Disclaimer: BVI News and its affiliated companies are not responsible for the content of comments posted or for anything arising out of use of the comments below or other interaction among the users.

  1. Dr Kiernander says:

    This article is absolutely spot on.

    Having recently moved from the UK there are massive numbers of university graduates who are burdened with huge debts who cannot find employment or work in fields were their degrees are meaningless.

    Train in an area that you enjoy working in.

    Be proud of your chosen profession and do the best job possible. Customers will appreciate it, society will be better and you will live a happy life.

  2. Mike says:

    Absolutely correct in Canada we produce more lawyers than skilled trades people and it hurts the economy

  3. Bighalloweengeek.com says:

    Capping the biggest year in its decade-long history, The Door was acquired by a big fish (mammal?) in 2018: Dolphin Entertainment, the Florida content company that snapped up 42West in 2017. Not that The Door (#3 on last year’s Power 50) needed help—the firm saw double-digit growth this year across nearly all of its practice areas including real estate, food and entertainment. Some of its biggest gets included a plum assignment from Related Cos., repping all food and beverage inside the new Hudson Yards development; the relaunch of FAO Schwarz; the mighty Times Square Alliance; the Bode, Makeready, and Gansevoort hotel brands; and LA’s much-hyped Freedman’s, the cover star of

  4. E. Leonard says:

    Indeed, the education model in Anglophone countries where academics took precedence over vocations was/is flawed. Peeking backwards, the society was primarily agrarian. Our parents wanted us to do things different from what they did. As such, they directed us to put on a tie, business attire…..etc and venture into town to find an administrative job. They were well intentioned in their quest for us to cop an administrative job. In time, working outdoors with one’s hand was stigmatized. Consequently, today there is dearth of locals in vocation.

    Moreover, being a medical doctor, engineer, lawyer, architect….etc is worthwhile profession. However, being a plumber, electrician, carpenter, auto-mechanic, air condition technician, mason……etc is also a worthwhile profession that pays well. A strong push is needed to attract/recruit locals into vocation.
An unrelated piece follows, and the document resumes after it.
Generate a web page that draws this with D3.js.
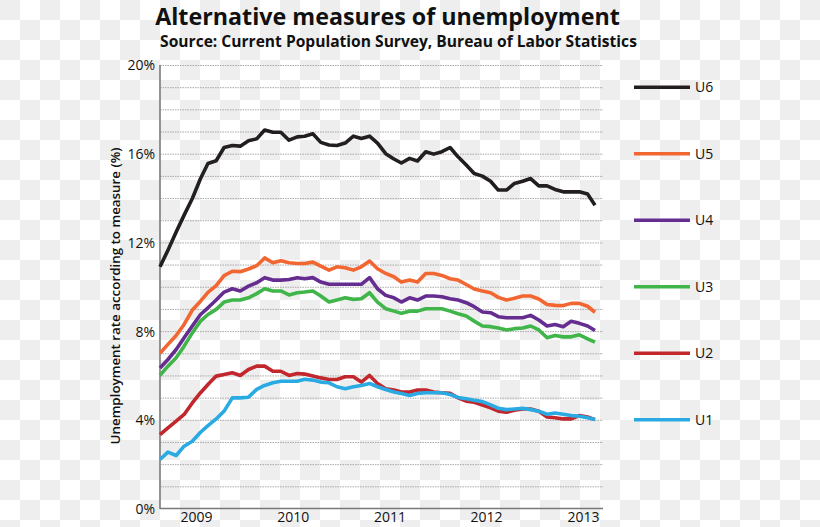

    Further, the transition from agricultural subsistence to services starting in the mid 60s created a myriad of new jobs and new job skills. There was a local shortage for the new jobs, requiring labour to be imported. Decades later there is still a shortage and labour is still being imported at a high level. A serious relook at the education model is urgently needed.

    Like 14
  5. Sense says:

    I don’t always agree with many of your opinions and commentaries, but you are absolutely spot on with this piece.

    Many countries are actually struggling right now because their social attitudes and education systems have favored professional careers and academic qualifications over the vocations.

    Everybody can play an EQUAL role in society and building a healthy, thriving community – be they a doctor, a nurse, a lawyer, a farmer, an engineer or plumber. We all need each other equally.

  6. Teacher says:

    So true Mr. Igwe.

  7. Change Agent says:

    This is absolutely spot on. It would require a significant change in the mindset of the community to turn the tide. That would also require a radical approach to schooling and the education system. My greatest fear is that the change is needed as of yesterday but the mindset is deep and it will take years to reach that realization.

  8. Thinking says:

    Absolutely nothing wrong with the vocational trades. Plenty of people I know have made bank as tradesmen. That said, there is a place fr university graduates (we need doctors, scientists, researchers etc). They are not mutually exclusive, and there is a symbiotic balance to be had. Now, given the suggestion that there is a future in vocations, why are we not doing more about providing vocational training? And, why are we not teaching business management skills as part of the process? Vocational knowledge alone does not suffice. One needs to learn how to be a business person to succeed particularly in a competitive environment, which it would become if there was an oversupply of skilled vocations.